WHAT SHOULD RAM (RADIOACTIVE MATERIAL) TRANSPORTATION ECONOMICS BE GOVERNED BY?

Year
2007
Author(s)
Serge REHBINDER - TN International (AREVA group)
File Attachment
334.pdf75.02 KB
Abstract
There is no simple and/or single approach to RAM transportation economics. The diversity of situations, depending on the materials transported, their quantities, the transportation modes needed and the countries concerned, makes it difficult to define a model of how economics of RAM transportation work. However, some specificities can be noticed that apply to most of them: - Frequently, if not always, transportation is economically only a part of a deal involving one or another activity of the nuclear fuel cycle from mining uranium to reprocessing used fuel and/or disposing of final waste.

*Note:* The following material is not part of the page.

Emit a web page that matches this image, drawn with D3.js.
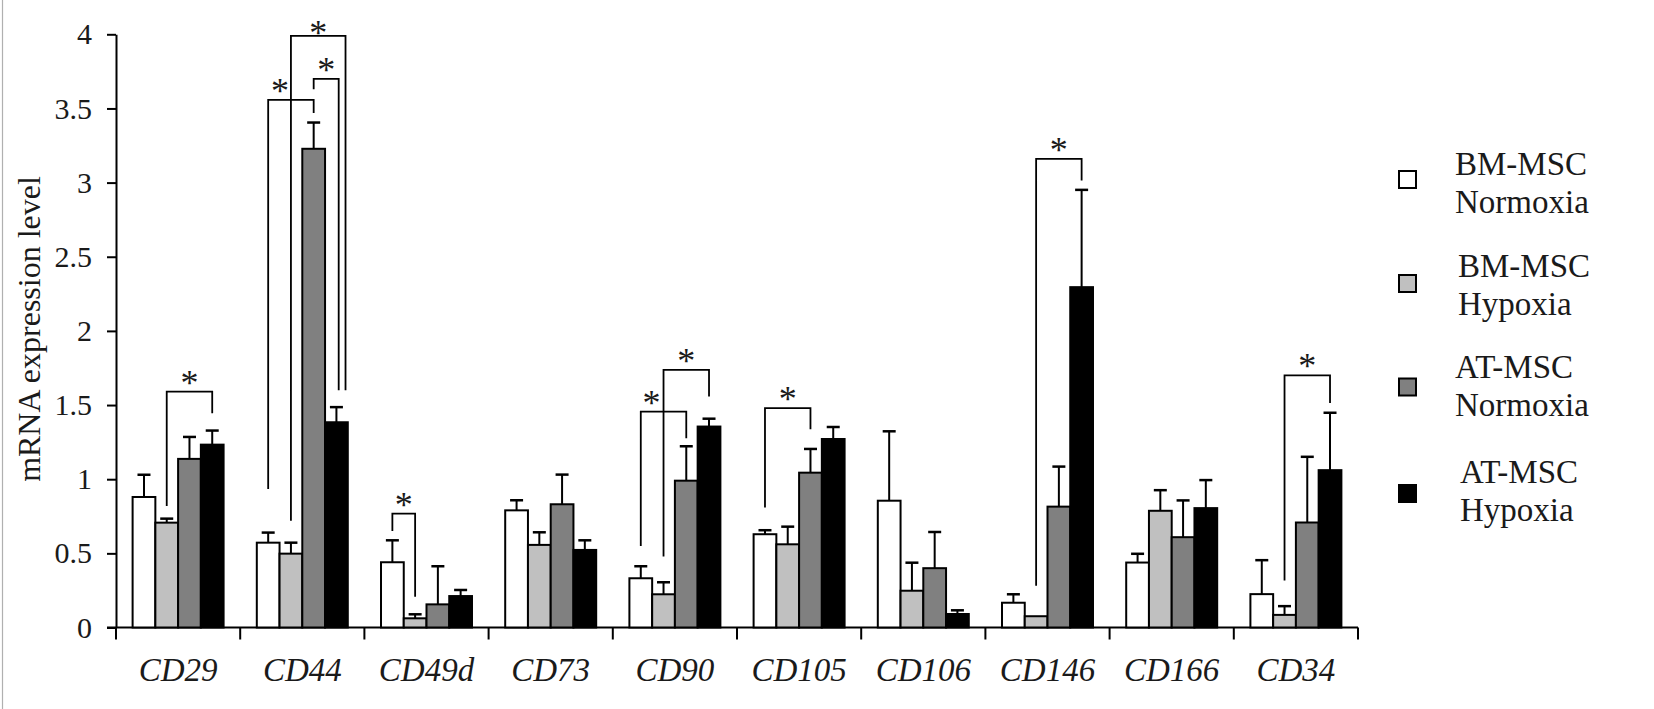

The value added by transportation generally represents a small part of the added value at each step. - The buyer of a RAM transport generally includes it in the product or service he is trading and may be only interested in the most rapid, cheapest and safest way to transport. - On the supplier side, rapid, cheap and safe are conflicting factors and the balance of these aspects usually may result in a sophisticated optimization applied to equipment and operations. Of course, national and international regulations and standards play a key role in determining the optimum which is then an economic optimum with regulation constraints. These constraints are more stringent in the back-end of the fuel cycle and heavily influence the dedicated “transport system” to be developed. In the front end, a more open and competitive market is observed. Both cases are analyzed, pointing out the necessity and the global benefit of always minimizing the risks of transportation related to industrial operation and general public and media concern. This paper comments the new approach of optimizing transport security developed within the AREVA group (and described in another paper) as a new global optimum, including economics.